Pub Date: Jan. 1st, 1996
ISBN: 0-385-31249-0
Publisher: Delta

Supertaut storytelling, after a dandy start, wanders off into pat implications of psychological trauma as the explanation for life's evils. Sometime horror writer Engstrom (Nightmare Flower, 1992, etc.) opts this time out for suspense and makes an avidly Hitchcockian discovery in the process—that miles of narrative can by gained in claustrophobic settings. The three female leads here—Elsie, Rebecca, and Tulie, all coeds at the University of Oregon—and the three male—Buck, Niles, and Songster, hobo neighbors and coworkers on the same housepainting crew—spend most of their time in cars. Elsie's bright idea is to get the girls dolled up in strumpety garb and descend on a cowboy bar, there to garner some extra cash with their feminine wiles. Rebecca, a Mormon, goes right along; but out of frustration Tulie, a recovering lesbian, abandons her two friends when Elsie's Camero stalls in a snowstorm. Enter the three stooges, who've decided to go camping in Buck's station wagon. Elsie and Rebecca continue on to the bar, while Tulie, in an effort to prove she's not a dyke, winds up staying with the hobo trio, even having tequila-soaked sex with the psychotic Songster. Things will get increasingly harrowing in Buck's car (the consensus is that the Songster killed a woman and disposed of her body) as Elsie, at the bar, unsuccessfully practices the world's oldest profession and Rebecca connects with a pimply cowhand—it's with him and his burly, rapist friend that Elsie and Rebecca end up.
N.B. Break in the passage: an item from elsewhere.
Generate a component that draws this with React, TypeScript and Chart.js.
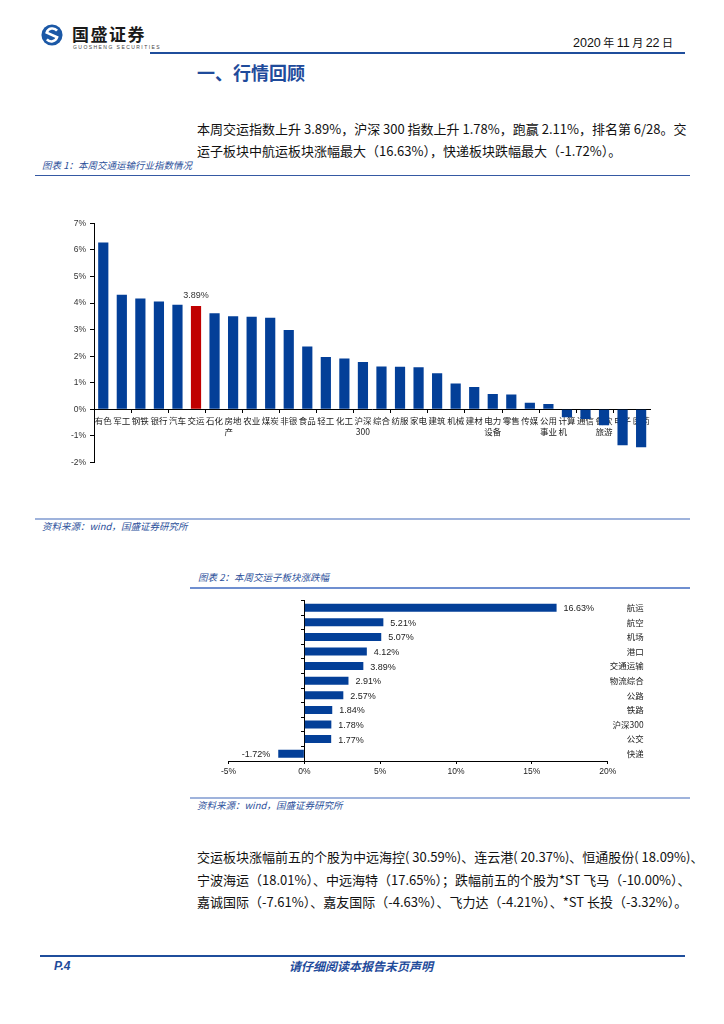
import React, { useEffect, useRef } from 'react';
import { Chart, registerables } from 'chart.js';

Chart.register(...registerables);

// ---------- Chart 1 data: weekly industry index change ----------
const industryNames = [
  '有色', '军工', '钢铁', '银行', '汽车', '交运', '石化', '房地产', '农业', '煤炭',
  '非银', '食品', '轻工', '化工', '沪深300', '综合', '纺服', '家电', '建筑', '机械',
  '建材', '电力设备', '零售', '传媒', '公用事业', '计算机', '通信', '餐饮旅游', '电子', '医药',
];
const industryChanges = [
  6.28, 4.31, 4.17, 4.06, 3.94, 3.89, 3.62, 3.50, 3.48, 3.45,
  2.99, 2.36, 1.97, 1.91, 1.78, 1.61, 1.60, 1.58, 1.36, 0.97,
  0.84, 0.58, 0.56, 0.25, 0.20, -0.30, -0.36, -0.60, -1.35, -1.43,
];
const highlightIndustry = '交运';
const industryAxisMin = -2;
const industryAxisMax = 7;

// ---------- Chart 2 data: transport sub-sector change ----------
const subSectors = ['航运', '航空', '机场', '港口', '交通运输', '物流综合', '公路', '铁路', '沪深300', '公交', '快递'];
const subSectorChanges = [16.63, 5.21, 5.07, 4.12, 3.89, 2.91, 2.57, 1.84, 1.78, 1.77, -1.72];
const subAxisMin = -5;
const subAxisMax = 20;

const BAR_BLUE = '#033f98';
const BAR_RED = '#c00000';
const TEXT_BLUE = '#1f4b9b';
const LATIN = '"Liberation Sans", Arial, "Noto Sans CJK SC", sans-serif';
const CJK = '"Noto Sans CJK SC", "Liberation Sans", sans-serif';

function wrapLabel(s: string): string | string[] {
  if (s.length <= 2) return s;
  const head = s.slice(0, 2);
  let rest = s.slice(2);
  if (rest.length === 1) rest = rest + '\u3000';
  return [head, rest];
}

const highlightLabelPlugin = {
  id: 'highlightLabel',
  afterDatasetsDraw(chart: any) {
    const idx = industryNames.indexOf(highlightIndustry);
    const meta = chart.getDatasetMeta(0);
    const el = meta.data[idx];
    if (!el) return;
    const ctx = chart.ctx;
    ctx.save();
    ctx.font = `9px ${LATIN}`;
    ctx.fillStyle = '#333';
    ctx.textAlign = 'center';
    ctx.textBaseline = 'middle';
    ctx.fillText(industryChanges[idx].toFixed(2) + '%', el.x, el.y - 10);
    ctx.restore();
  },
};

const valueLabelPlugin = {
  id: 'valueLabels',
  afterDatasetsDraw(chart: any) {
    const meta = chart.getDatasetMeta(0);
    const ctx = chart.ctx;
    ctx.save();
    ctx.font = `9px ${LATIN}`;
    ctx.fillStyle = '#222';
    ctx.textBaseline = 'middle';
    meta.data.forEach((el: any, i: number) => {
      const v = subSectorChanges[i];
      const txt = v.toFixed(2) + '%';
      if (v >= 0) {
        ctx.textAlign = 'left';
        ctx.fillText(txt, el.x + 7, el.y + 1);
      } else {
        ctx.textAlign = 'right';
        ctx.fillText(txt, el.x - 8, el.y + 1);
      }
    });
    ctx.restore();
  },
};

function IndustryChart() {
  const ref = useRef<HTMLCanvasElement>(null);
  useEffect(() => {
    const chart = new Chart(ref.current as HTMLCanvasElement, {
      type: 'bar',
      data: {
        labels: industryNames.map(wrapLabel) as any,
        datasets: [
          {
            data: industryChanges,
            backgroundColor: industryNames.map((n) => (n === highlightIndustry ? BAR_RED : BAR_BLUE)),
            barPercentage: 0.55,
            categoryPercentage: 1,
          },
        ],
      },
      options: {
        responsive: false,
        animation: false,
        layout: { padding: { top: 13.3, right: 9.6, bottom: 9.5, left: 0 } },
        plugins: { legend: { display: false }, tooltip: { enabled: false } },
        scales: {
          x: {
            position: { y: 0 } as any,
            offset: true,
            grid: {
              offset: true,
              drawOnChartArea: false,
              drawTicks: true,
              tickLength: 3,
              color: (c: any) => (c.index % 2 === 0 ? '#000' : 'rgba(0,0,0,0)'),
            },
            border: { display: true, color: '#000', width: 1 },
            ticks: {
              autoSkip: false,
              maxRotation: 0,
              minRotation: 0,
              padding: 3,
              color: '#222',
              font: { family: CJK, size: 8.5, lineHeight: 1.3 },
            },
          },
          y: {
            min: industryAxisMin,
            max: industryAxisMax,
            afterFit: (s: any) => {
              s.width = 34;
            },
            grid: { drawOnChartArea: false, drawTicks: true, tickLength: 4, color: '#000' },
            border: { display: true, color: '#000', width: 1 },
            ticks: {
              stepSize: 1,
              padding: 4,
              color: '#333',
              font: { family: LATIN, size: 8.5 },
              callback: (v: any) => v + '%',
            },
          },
        },
      },
      plugins: [highlightLabelPlugin],
    });
    return () => chart.destroy();
  }, []);
  return (
    <canvas
      ref={ref}
      width={600}
      height={262}
      style={{ position: 'absolute', left: 60, top: 210, width: 600, height: 262 }}
    />
  );
}

function SubSectorChart() {
  const ref = useRef<HTMLCanvasElement>(null);
  useEffect(() => {
    const chart = new Chart(ref.current as HTMLCanvasElement, {
      type: 'bar',
      data: {
        labels: subSectors,
        datasets: [
          {
            data: subSectorChanges,
            backgroundColor: BAR_BLUE,
            barPercentage: 0.55,
            categoryPercentage: 1,
            yAxisID: 'y',
          },
        ],
      },
      options: {
        indexAxis: 'y',
        responsive: false,
        animation: false,
        layout: { padding: { top: 10.4, right: 0.3, bottom: 0, left: 28.5 } },
        plugins: { legend: { display: false }, tooltip: { enabled: false } },
        scales: {
          x: {
            type: 'linear',
            position: 'bottom',
            min: subAxisMin,
            max: subAxisMax,
            afterFit: (s: any) => {
              s.height = 16;
            },
            grid: { drawOnChartArea: false, drawTicks: true, tickLength: 3, color: '#000' },
            border: { display: true, color: '#000', width: 1 },
            ticks: {
              stepSize: 5,
              padding: 3,
              color: '#222',
              font: { family: LATIN, size: 8.5 },
              callback: (v: any) => v + '%',
            },
          },
          y: {
            type: 'category',
            position: { x: 0 } as any,
            offset: true,
            grid: { offset: true, drawOnChartArea: false, drawTicks: true, tickLength: 3, color: '#000' },
            border: { display: true, color: '#000', width: 1 },
            ticks: { display: false },
          },
          y2: {
            type: 'category',
            position: 'right',
            offset: true,
            afterFit: (s: any) => {
              s.width = 36;
            },
            grid: { display: false },
            border: { display: false },
            ticks: {
              crossAlign: 'far',
              color: '#222',
              font: { family: CJK, size: 8.5 },
            },
          },
        },
      },
      plugins: [valueLabelPlugin],
    });
    return () => chart.destroy();
  }, []);
  return (
    <canvas
      ref={ref}
      width={444}
      height={187}
      style={{ position: 'absolute', left: 200, top: 590, width: 444, height: 187 }}
    />
  );
}

function Logo() {
  return (
    <svg width={22} height={22} viewBox="0 0 24 24" style={{ position: 'absolute', left: 41, top: 24 }}>
      <circle cx={12} cy={12} r={11.5} fill="#1b58a6" />
      <path
        d="M17.5 7.2 A6.6 6.6 0 0 0 6.2 9.4 L17.6 14.4 A6.6 6.6 0 0 1 6.4 16.8"
        stroke="#fff"
        strokeWidth={2.8}
        fill="none"
      />
    </svg>
  );
}

const abs = (left: number, top: number, extra: React.CSSProperties = {}): React.CSSProperties => ({
  position: 'absolute',
  left,
  top,
  whiteSpace: 'nowrap',
  ...extra,
});

const bodyText: React.CSSProperties = {
  fontFamily: CJK,
  fontSize: 13,
  lineHeight: '22px',
  color: '#111',
};

const justifyLine: React.CSSProperties = {
  width: 488,
  textAlign: 'justify',
  textAlignLast: 'justify' as any,
};

const caption: React.CSSProperties = {
  fontFamily: CJK,
  fontSize: 9.5,
  fontStyle: 'italic',
  color: '#2b4f9a',
  lineHeight: '12px',
};

export default function App() {
  return (
    <div
      style={{
        position: 'absolute',
        left: 0,
        top: 0,
        width: 724,
        height: 1024,
        background: '#fff',
        overflow: 'hidden',
        fontFamily: CJK,
      }}
    >
      <Logo />
      <div style={abs(72, 24, { fontFamily: CJK, fontWeight: 700, fontSize: 17, lineHeight: '20px', color: '#1a1a1a', letterSpacing: 1.5 })}>
        国盛证券
      </div>
      <div style={abs(73, 44, { fontFamily: LATIN, fontSize: 5, lineHeight: '6px', color: '#444', letterSpacing: 1.45 })}>
        GUOSHENG SECURITIES
      </div>
      <div style={abs(573, 34, { fontFamily: LATIN, fontSize: 12.5, lineHeight: '16px', color: '#111' })}>
        2020<span style={{ fontFamily: CJK, fontSize: 11 }}> 年 </span>11<span style={{ fontFamily: CJK, fontSize: 11 }}> 月 </span>22<span style={{ fontFamily: CJK, fontSize: 11 }}> 日</span>
      </div>
      <div style={{ position: 'absolute', left: 150, top: 52, width: 535, height: 1.5, background: '#1f4e9c' }} />

      <div style={abs(197, 61, { fontFamily: CJK, fontWeight: 700, fontSize: 18, lineHeight: '22px', color: TEXT_BLUE })}>
        一、行情回顾
      </div>

      <div style={abs(197, 118, { ...bodyText, ...justifyLine })}>
        本周交运指数上升 3.89%，沪深 300 指数上升 1.78%，跑赢 2.11%，排名第 6/28。交
      </div>
      <div style={abs(197, 140, { ...bodyText })}>
        运子板块中航运板块涨幅最大（16.63%），快递板块跌幅最大（-1.72%）。
      </div>

      <div style={abs(42, 159, caption)}>图表 1：本周交通运输行业指数情况</div>
      <div style={{ position: 'absolute', left: 35, top: 174.5, width: 655, height: 1.5, background: '#3559a3' }} />

      <IndustryChart />

      <div style={{ position: 'absolute', left: 35, top: 517.5, width: 655, height: 2, background: '#9fb3dc' }} />
      <div style={abs(42, 520, caption)}>资料来源：wind，国盛证券研究所</div>

      <div style={abs(198, 571, caption)}>图表 2：本周交运子板块涨跌幅</div>
      <div style={{ position: 'absolute', left: 190, top: 587, width: 500, height: 1.5, background: '#6f8fd0' }} />

      <SubSectorChart />

      <div style={{ position: 'absolute', left: 190, top: 797, width: 500, height: 2, background: '#9fb3dc' }} />
      <div style={abs(197, 799, caption)}>资料来源：wind，国盛证券研究所</div>

      <div style={abs(197, 846, { ...bodyText, ...justifyLine })}>
        交运板块涨幅前五的个股为中远海控( 30.59%)、连云港( 20.37%)、恒通股份( 18.09%)、
      </div>
      <div style={abs(197, 869, { ...bodyText, ...justifyLine })}>
        宁波海运（18.01%）、中远海特（17.65%）；跌幅前五的个股为*ST 飞马（-10.00%）、
      </div>
      <div style={abs(197, 891, { ...bodyText, ...justifyLine })}>
        嘉诚国际（-7.61%）、嘉友国际（-4.63%）、飞力达（-4.21%）、*ST 长投（-3.32%）。
      </div>

      <div style={{ position: 'absolute', left: 40, top: 955, width: 645, height: 2, background: '#1f4e9c' }} />
      <div style={abs(54, 959, { fontFamily: LATIN, fontWeight: 700, fontStyle: 'italic', fontSize: 12, lineHeight: '14px', color: TEXT_BLUE })}>
        P.4
      </div>
      <div style={abs(289, 959, { fontFamily: CJK, fontWeight: 700, fontStyle: 'italic', fontSize: 12, lineHeight: '14px', color: TEXT_BLUE })}>
        请仔细阅读本报告末页声明
      </div>
    </div>
  );
}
When Elsie shoots her assailant dead, the two girls flee back over the mountain, where they find Tulie in the throes of a violent struggle to keep three men from killing her before they kill each other. Lacing her story with retrospective vignettes of broken families and poor-as-dirt poverty, Engstrom tries to keep things swift and scary, but, even given the psychosocial background, none of the final tragedy really seems earned.